-- Begin ITEMS --

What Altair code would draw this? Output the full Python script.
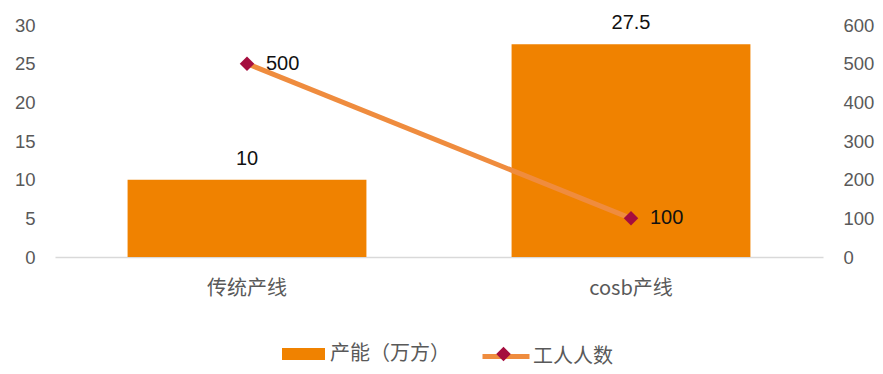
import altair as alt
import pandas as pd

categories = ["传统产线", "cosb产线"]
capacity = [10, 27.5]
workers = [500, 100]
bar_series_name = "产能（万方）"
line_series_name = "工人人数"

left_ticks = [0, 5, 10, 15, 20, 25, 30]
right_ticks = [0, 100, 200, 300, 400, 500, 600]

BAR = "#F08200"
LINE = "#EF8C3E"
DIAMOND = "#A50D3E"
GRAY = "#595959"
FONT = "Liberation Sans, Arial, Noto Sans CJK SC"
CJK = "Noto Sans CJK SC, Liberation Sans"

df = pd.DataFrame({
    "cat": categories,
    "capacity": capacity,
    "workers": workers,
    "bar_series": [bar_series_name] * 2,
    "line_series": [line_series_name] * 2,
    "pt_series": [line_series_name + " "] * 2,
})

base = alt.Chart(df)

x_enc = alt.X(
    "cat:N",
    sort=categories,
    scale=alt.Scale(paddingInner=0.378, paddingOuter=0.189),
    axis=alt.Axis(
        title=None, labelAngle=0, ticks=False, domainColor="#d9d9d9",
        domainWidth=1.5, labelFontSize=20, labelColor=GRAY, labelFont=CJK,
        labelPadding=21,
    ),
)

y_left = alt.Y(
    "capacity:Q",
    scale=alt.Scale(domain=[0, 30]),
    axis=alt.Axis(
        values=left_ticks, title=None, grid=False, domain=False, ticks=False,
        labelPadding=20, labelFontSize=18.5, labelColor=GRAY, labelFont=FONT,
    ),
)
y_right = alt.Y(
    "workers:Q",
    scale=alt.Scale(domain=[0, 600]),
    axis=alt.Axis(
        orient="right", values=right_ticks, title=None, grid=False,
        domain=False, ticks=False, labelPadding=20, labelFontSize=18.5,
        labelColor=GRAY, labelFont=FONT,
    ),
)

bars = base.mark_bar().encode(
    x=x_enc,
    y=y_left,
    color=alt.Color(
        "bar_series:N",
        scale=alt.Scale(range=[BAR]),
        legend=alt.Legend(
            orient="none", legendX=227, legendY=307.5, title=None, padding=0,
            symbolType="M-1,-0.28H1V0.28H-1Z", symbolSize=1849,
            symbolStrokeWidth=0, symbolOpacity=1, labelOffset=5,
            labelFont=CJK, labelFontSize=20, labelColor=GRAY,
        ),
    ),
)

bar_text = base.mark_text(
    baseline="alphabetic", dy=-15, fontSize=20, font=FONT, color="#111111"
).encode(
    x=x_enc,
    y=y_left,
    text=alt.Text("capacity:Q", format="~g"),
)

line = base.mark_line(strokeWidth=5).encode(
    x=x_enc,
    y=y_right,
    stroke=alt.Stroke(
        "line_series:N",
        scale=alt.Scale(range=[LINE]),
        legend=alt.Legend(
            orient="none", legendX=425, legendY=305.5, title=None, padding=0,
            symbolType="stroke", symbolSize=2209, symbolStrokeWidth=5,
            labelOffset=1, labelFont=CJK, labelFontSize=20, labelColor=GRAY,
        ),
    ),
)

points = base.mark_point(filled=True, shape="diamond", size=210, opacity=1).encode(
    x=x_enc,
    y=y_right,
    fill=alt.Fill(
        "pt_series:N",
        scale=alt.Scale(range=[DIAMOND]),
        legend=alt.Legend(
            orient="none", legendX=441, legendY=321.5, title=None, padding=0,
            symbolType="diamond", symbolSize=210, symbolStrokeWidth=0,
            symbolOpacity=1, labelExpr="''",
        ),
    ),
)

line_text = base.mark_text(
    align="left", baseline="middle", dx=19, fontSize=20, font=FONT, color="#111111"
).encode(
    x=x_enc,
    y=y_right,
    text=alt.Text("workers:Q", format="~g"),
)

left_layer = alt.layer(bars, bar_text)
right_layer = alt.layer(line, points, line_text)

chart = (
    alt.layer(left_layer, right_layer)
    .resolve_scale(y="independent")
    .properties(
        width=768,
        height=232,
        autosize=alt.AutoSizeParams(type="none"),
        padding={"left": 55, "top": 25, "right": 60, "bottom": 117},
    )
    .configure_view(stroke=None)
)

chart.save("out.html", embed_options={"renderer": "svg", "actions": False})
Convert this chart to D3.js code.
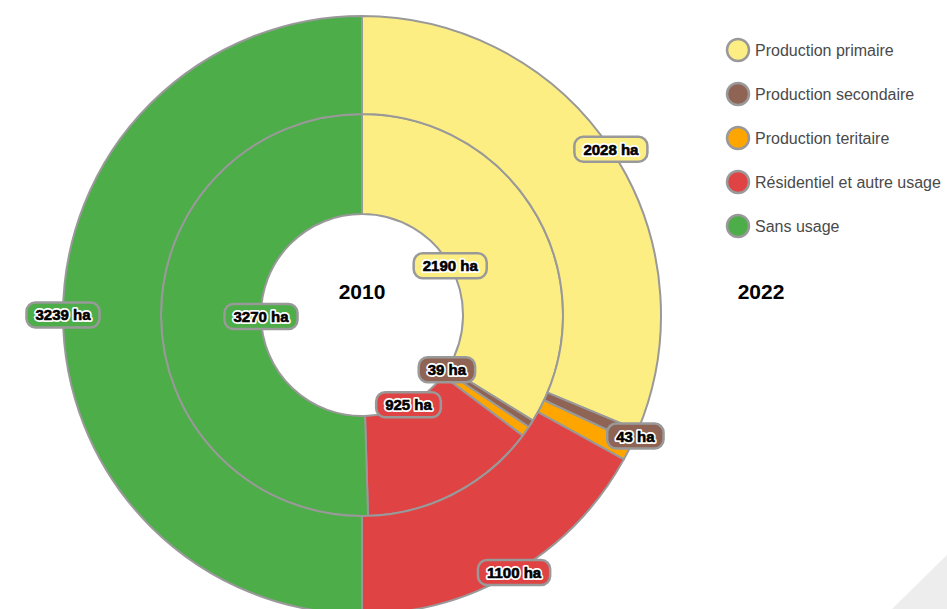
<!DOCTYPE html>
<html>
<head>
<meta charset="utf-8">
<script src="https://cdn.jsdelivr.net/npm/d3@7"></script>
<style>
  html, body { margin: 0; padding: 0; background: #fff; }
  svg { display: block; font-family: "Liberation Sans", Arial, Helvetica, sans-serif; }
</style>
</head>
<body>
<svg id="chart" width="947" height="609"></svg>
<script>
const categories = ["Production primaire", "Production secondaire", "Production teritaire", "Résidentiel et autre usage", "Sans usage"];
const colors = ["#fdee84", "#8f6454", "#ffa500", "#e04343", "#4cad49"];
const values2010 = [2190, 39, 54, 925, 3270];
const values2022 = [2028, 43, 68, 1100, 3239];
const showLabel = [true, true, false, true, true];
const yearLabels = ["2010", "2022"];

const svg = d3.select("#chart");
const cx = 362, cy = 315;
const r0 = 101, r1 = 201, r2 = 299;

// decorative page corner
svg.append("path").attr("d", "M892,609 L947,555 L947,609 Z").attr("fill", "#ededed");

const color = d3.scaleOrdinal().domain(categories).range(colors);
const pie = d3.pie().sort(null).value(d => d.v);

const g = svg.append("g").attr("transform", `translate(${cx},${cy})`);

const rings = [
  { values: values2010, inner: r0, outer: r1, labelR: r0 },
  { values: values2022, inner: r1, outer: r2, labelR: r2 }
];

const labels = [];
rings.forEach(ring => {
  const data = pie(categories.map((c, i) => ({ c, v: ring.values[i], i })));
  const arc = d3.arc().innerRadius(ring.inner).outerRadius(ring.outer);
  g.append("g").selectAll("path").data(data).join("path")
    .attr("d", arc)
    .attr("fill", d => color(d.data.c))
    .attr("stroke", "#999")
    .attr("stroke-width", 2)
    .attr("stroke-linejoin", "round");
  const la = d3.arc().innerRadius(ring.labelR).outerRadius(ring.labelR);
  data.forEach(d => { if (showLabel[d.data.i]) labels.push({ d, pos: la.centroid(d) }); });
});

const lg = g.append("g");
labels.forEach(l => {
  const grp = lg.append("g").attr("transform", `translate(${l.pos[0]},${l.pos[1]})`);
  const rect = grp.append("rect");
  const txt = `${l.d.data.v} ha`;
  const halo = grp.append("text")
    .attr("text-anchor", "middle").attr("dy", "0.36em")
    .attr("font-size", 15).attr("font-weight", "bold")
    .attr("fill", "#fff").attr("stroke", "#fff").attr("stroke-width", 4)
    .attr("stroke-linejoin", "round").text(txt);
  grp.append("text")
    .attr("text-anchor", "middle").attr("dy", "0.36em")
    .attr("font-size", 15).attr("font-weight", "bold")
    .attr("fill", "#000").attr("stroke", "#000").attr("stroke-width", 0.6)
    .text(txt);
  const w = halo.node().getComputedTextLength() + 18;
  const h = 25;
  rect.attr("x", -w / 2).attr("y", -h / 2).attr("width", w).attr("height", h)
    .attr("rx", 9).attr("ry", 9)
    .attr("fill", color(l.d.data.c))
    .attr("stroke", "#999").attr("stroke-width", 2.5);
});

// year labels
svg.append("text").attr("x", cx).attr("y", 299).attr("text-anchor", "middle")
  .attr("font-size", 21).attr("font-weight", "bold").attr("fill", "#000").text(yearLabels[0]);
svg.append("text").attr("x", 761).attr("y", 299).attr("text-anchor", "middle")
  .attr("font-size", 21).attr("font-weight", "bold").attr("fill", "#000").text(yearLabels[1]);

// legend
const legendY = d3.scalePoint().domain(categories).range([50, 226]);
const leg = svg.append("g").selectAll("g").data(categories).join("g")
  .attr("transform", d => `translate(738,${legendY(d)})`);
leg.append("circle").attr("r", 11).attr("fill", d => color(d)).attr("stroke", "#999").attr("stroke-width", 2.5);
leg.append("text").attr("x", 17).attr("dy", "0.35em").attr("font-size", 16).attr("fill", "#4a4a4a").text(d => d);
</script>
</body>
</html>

-- End ITEMS --
-- Begin ITEMS --

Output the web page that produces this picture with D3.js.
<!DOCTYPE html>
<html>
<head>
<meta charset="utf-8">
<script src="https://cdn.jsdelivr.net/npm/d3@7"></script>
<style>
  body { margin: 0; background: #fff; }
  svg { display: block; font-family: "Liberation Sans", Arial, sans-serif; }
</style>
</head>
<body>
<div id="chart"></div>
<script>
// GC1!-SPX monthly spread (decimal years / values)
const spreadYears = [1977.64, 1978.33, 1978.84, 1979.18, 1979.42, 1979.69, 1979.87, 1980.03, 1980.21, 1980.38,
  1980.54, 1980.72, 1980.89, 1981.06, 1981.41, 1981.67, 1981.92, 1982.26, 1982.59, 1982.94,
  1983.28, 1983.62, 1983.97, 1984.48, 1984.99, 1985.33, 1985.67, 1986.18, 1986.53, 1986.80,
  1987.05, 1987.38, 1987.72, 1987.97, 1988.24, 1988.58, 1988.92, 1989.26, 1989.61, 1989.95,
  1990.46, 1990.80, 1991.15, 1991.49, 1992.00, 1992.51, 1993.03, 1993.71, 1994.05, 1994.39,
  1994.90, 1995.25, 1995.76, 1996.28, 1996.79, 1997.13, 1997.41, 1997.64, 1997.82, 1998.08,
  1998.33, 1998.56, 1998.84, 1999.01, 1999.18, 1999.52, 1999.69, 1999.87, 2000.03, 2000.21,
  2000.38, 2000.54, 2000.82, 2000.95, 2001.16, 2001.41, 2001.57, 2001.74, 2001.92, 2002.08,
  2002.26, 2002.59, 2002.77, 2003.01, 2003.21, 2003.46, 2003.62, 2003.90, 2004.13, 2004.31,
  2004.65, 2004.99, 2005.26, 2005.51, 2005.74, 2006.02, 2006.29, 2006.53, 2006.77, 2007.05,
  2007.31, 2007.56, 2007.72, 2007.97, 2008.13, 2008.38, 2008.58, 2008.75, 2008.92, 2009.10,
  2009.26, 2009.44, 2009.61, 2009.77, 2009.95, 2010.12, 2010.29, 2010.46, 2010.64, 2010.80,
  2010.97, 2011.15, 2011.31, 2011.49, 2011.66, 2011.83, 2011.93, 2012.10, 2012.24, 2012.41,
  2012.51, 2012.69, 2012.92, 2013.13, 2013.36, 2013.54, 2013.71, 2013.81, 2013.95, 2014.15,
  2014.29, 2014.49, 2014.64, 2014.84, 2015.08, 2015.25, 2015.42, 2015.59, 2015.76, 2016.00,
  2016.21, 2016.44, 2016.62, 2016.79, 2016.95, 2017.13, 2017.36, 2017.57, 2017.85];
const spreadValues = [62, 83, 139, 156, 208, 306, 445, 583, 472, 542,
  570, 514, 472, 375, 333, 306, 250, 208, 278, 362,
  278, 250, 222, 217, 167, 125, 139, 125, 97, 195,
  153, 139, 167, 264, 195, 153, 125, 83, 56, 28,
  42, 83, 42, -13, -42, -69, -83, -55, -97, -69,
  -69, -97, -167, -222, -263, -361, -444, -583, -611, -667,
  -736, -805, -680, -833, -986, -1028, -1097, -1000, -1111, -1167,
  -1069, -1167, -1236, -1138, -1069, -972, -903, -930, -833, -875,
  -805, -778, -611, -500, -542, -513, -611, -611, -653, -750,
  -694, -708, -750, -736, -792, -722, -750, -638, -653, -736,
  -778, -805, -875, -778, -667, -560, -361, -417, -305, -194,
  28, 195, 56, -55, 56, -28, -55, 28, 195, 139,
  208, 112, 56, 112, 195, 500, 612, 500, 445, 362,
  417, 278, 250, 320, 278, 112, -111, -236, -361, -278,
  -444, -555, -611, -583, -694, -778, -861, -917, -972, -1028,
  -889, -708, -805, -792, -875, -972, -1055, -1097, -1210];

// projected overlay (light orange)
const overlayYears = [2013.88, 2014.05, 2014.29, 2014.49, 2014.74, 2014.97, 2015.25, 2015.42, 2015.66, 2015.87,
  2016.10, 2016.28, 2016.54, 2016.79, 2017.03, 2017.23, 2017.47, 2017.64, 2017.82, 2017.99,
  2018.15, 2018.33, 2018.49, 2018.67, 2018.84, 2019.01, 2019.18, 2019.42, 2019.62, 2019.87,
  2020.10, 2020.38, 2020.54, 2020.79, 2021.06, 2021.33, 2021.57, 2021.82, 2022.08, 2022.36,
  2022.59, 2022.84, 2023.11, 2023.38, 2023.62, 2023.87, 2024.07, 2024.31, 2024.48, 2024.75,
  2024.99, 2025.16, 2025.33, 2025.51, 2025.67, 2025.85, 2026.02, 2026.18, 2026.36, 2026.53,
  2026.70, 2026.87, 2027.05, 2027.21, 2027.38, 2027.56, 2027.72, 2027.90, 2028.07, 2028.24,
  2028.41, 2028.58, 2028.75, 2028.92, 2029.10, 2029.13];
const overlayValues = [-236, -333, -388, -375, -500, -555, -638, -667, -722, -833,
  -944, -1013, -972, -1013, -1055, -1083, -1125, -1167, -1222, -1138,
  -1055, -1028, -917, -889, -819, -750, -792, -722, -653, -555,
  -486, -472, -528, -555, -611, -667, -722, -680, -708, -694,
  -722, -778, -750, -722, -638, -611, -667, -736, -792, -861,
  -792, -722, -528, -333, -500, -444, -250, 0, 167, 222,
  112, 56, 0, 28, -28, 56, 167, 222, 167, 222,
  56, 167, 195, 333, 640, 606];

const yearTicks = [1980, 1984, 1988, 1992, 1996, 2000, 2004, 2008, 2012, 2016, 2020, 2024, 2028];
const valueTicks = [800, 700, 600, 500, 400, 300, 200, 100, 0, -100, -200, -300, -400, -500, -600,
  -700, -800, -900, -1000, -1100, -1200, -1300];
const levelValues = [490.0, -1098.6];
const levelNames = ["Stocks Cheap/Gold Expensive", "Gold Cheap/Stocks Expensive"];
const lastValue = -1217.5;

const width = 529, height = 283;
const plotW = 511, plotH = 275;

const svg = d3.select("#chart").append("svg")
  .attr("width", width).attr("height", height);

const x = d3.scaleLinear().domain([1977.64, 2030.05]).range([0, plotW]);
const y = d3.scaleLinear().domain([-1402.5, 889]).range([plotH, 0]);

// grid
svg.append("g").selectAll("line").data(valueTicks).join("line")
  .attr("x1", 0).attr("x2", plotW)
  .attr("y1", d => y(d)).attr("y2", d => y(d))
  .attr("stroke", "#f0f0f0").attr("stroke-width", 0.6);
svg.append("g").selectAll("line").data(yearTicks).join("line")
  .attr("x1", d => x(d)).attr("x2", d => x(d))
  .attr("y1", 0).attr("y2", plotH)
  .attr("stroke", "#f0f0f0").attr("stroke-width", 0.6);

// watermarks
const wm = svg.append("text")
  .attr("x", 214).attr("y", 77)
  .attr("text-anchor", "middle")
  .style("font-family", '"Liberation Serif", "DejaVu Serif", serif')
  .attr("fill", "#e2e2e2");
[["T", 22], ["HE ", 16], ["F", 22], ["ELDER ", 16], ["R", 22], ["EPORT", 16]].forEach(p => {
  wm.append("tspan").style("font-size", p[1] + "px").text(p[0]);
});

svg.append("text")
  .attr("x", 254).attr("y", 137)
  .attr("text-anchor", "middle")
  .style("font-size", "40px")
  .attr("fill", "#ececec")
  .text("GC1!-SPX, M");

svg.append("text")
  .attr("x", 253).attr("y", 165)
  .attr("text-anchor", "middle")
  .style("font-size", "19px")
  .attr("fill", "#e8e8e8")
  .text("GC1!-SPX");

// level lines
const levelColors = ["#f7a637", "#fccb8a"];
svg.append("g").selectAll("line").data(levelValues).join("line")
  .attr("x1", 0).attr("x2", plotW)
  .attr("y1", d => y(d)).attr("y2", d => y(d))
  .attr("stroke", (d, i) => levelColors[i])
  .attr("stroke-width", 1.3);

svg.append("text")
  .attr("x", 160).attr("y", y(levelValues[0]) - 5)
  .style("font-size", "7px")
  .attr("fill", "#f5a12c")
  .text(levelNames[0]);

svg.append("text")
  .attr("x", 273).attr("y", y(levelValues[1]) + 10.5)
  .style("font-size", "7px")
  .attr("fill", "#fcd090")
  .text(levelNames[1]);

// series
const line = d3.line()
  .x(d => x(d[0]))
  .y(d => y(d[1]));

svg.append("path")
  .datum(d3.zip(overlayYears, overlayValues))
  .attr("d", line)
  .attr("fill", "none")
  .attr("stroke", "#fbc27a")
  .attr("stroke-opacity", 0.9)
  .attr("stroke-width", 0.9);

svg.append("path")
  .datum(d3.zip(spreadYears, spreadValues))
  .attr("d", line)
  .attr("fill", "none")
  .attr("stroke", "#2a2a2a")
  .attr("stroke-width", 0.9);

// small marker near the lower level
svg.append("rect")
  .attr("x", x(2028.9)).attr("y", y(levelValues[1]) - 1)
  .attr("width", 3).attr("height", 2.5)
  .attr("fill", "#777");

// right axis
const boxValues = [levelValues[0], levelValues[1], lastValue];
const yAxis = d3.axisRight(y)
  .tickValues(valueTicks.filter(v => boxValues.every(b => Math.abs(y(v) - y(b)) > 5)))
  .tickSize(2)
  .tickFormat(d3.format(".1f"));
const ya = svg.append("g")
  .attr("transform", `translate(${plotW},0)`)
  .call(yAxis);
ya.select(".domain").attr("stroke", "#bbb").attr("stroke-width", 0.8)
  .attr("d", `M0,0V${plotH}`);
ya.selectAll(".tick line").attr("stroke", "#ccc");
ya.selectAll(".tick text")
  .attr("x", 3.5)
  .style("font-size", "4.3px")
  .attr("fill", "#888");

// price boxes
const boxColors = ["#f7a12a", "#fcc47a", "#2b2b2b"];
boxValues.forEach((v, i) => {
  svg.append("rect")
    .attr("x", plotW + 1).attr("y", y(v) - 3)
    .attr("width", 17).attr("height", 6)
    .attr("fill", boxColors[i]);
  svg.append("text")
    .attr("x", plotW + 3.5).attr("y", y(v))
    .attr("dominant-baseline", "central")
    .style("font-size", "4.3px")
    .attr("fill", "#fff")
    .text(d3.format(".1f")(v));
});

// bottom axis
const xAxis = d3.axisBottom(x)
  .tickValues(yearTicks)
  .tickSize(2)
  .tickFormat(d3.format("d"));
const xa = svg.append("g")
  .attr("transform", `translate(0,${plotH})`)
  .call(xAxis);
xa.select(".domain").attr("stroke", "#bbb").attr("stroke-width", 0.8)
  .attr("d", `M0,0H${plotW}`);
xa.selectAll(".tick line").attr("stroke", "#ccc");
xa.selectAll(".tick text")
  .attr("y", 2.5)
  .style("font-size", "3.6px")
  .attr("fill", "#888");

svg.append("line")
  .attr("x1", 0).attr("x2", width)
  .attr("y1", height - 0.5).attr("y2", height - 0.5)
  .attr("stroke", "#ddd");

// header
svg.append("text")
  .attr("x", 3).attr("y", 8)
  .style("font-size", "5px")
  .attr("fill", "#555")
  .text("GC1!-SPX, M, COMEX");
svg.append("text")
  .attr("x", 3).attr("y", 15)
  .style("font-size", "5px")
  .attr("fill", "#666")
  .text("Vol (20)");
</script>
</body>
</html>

-- End ITEMS --

Reproduce exactly, and only, the lines from the one containing "What Altair code" through the one containing "base = alt.Chart(df)", including both; leave out any pictures.

TASK ANSWER
What Altair code would draw this? Output the full Python script.
import altair as alt
import pandas as pd

categories = ["传统产线", "cosb产线"]
capacity = [10, 27.5]
workers = [500, 100]
bar_series_name = "产能（万方）"
line_series_name = "工人人数"

left_ticks = [0, 5, 10, 15, 20, 25, 30]
right_ticks = [0, 100, 200, 300, 400, 500, 600]

BAR = "#F08200"
LINE = "#EF8C3E"
DIAMOND = "#A50D3E"
GRAY = "#595959"
FONT = "Liberation Sans, Arial, Noto Sans CJK SC"
CJK = "Noto Sans CJK SC, Liberation Sans"

df = pd.DataFrame({
    "cat": categories,
    "capacity": capacity,
    "workers": workers,
    "bar_series": [bar_series_name] * 2,
    "line_series": [line_series_name] * 2,
    "pt_series": [line_series_name + " "] * 2,
})

base = alt.Chart(df)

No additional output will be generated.